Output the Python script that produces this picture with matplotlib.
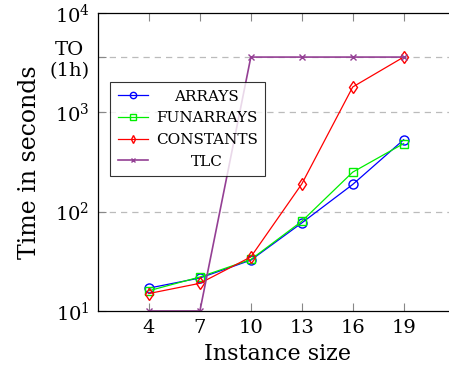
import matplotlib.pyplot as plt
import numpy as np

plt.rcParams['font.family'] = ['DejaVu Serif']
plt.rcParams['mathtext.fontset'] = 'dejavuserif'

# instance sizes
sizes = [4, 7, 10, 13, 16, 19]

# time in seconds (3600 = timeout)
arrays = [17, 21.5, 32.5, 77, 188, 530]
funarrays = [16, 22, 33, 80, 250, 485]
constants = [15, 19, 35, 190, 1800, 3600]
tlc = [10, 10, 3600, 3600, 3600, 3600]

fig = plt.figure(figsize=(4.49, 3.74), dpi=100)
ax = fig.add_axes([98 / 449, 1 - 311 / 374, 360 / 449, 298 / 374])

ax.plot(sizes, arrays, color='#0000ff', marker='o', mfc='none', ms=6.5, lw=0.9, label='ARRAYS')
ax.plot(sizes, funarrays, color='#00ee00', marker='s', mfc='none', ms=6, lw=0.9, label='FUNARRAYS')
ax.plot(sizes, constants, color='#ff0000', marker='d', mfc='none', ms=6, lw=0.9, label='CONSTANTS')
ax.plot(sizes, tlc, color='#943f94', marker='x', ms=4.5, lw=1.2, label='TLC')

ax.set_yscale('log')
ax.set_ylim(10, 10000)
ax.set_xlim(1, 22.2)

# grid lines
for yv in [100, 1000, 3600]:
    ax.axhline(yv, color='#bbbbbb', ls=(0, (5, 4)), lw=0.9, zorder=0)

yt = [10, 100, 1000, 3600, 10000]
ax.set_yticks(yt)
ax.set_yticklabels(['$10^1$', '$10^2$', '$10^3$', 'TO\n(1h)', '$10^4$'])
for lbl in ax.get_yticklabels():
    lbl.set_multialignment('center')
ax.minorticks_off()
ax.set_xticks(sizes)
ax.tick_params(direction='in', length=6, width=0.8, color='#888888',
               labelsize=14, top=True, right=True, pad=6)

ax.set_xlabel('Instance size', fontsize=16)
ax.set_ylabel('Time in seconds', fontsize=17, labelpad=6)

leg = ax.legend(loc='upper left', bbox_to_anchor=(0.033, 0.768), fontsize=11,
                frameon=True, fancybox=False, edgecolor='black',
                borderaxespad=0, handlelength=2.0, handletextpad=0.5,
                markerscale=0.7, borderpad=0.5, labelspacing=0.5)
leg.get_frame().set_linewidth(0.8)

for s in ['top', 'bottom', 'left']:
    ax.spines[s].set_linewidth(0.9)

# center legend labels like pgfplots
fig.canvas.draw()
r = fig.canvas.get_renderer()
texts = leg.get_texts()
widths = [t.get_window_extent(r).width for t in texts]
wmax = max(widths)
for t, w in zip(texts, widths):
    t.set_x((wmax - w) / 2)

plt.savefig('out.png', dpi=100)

Problem: From the first line above through the line containing "sizes = [4, 7, 10, 13, 16, 19]", copy everything exactly, without the pictures.

Full solution:
Output the Python script that produces this picture with matplotlib.
import matplotlib.pyplot as plt
import numpy as np

plt.rcParams['font.family'] = ['DejaVu Serif']
plt.rcParams['mathtext.fontset'] = 'dejavuserif'

# instance sizes
sizes = [4, 7, 10, 13, 16, 19]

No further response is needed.